Sam Spade y Philip Marlowe lo sabían. Sigue al dinero y tendrás la respuesta oculta tras un halcón maltés en un sueño eterno. Para pesadilla, la de los derechos de autor y la propiedad intelectual. Los grandes de internet cerraron sus páginas con un fundido en negro para protestar contra dos proyectos de ley contra las descargas: la Stop Online Piracy Act (SOPA) y Protect Intellectual Property Act (PIPA). Si son aprobadas abrirán la puerta a una censura digital sin precedentes. Las autoridades norteamericanas podrían bloquear webs extranjeras con menos pruebas y más discrecionalidad que las empleadas dentro de Estados Unidos por la Digital Millennium Copyright Act (DMCA).
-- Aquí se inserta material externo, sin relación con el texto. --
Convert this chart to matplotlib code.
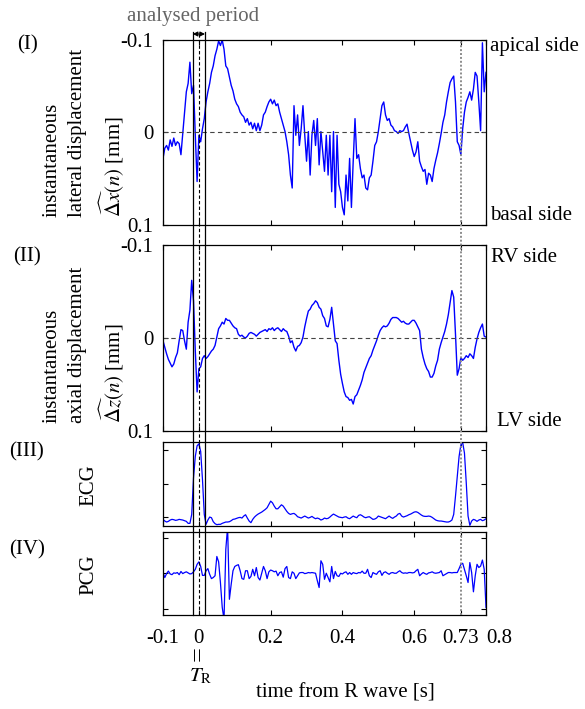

La ley ataca a la misma arquitectura de la red bloqueando los dominios (el código que identifica cada sitio) de los denunciados, impidiendo su acceso a través de los proveedores de internet o eliminando sus páginas de los buscadores. Un gran agujero negro en internet o la gran muralla digital norteamericana.
Parece un conflicto de derechos, pero no lo es. Es una gran pelea por el negocio entre dos mundos, dos economías, dos culturas. Una es una industria cercada por sus propios pecados, sus abusos, un mercado saturado y donde las novedades pasan más rápido que lo que se tarda en degustarlas. La otra, disruptiva, innovadora, basada en una tecnología y una economía que ofrece el mayor acceso a los contenidos y la información de la historia al menor precio.
La máquina del hiperconsumo se ha hecho tan perfecta que amenaza sus propios fundamentos. Los internautas no pueden parar de consumir, incapaces de gestionar y renunciar a la abundancia. Los contenidos se hacen parte de su identidad compartida en las redes sociales, la identidad de dominio público. Enlazan y publican lo que les gusta y muchos descargan todo lo que no están seguros de querer pagar o lo que quieren tanto que no están dispuestos a esperar a las ventanas de exhibición y los tiempos de un mercado obsoleto y cuando la propiedad ya no importa en la era del acceso inmediato y ubicuo, a un toque de dedo en una pantalla.
Ante la falta de oferta competitiva y a precios de mercado, como bien recuerda el editor Tim O’Reilly, descargas. Las iniciativas legislativas como las norteamericanas o la ley Sinde sancionada por el gobierno Rajoy son los estertores de una industria y un mercado obligados a reinventarse.
Contra SOPA y PIPA ha aparecido una nueva iniciativa llamada Open Act que intenta poner el problema donde muchos pensamos que está: en el dinero, no en la gente. Open Act diseña un sistema con garantías a los derechos fundamentales para evitar que quienes quieren lucrarse con el comercio de obras no autorizadas por sus creadores y distribuidores puedan hacerlo.
Le falta la reforma de las licencias de contenidos para hacerlas más flexibles y baratas, como prometió el PP en su programa electoral y por ahora no cumple. Como suele explicar el dueño de Amazon, Jeff Bezos, la clave del mercado digital es ofrecer productos premium (de alto valor) a precios bajos. Sólo unos pocos como Apple pueden mantener la fascinación del consumidor por sus productos, a cambio de otra clave: un diseño, simplicidad y funcionalidades que convierten el consumo en una experiencia única. Un frenesí.
La clave para evitar el entuerto es perseguir el dinero: evitar el lucro de actividades comerciales ilegales manteniendo los derechos y con supervisión de autoridades independientes y no perseguir a los usuarios que sólo quieren compartir y recomendar su deseo y su placer. Y nada como el público para hacer el mejor marketing, como ya están demostrando las redes sociales.
Por cierto, perseguir el dinero es hacer pagar lo justo y equitativo a quienes se lucran de las obras de los demás. No vale esconderlo, como ha hecho el Ministerio de Cultura con el nuevo canon digital, que ha pasado de injusto por indiscriminado a universal y más injusto al ser pagado (aún no se sabe cómo) por todos –usuarios de descargas o no, internautas o no, honestos o arteros- vía Presupuestos del Estado. Perseguir el dinero, no esconderlo. O los derechos de autor acabarán como esas televisiones públicas que ahora tanto cuesta reformar.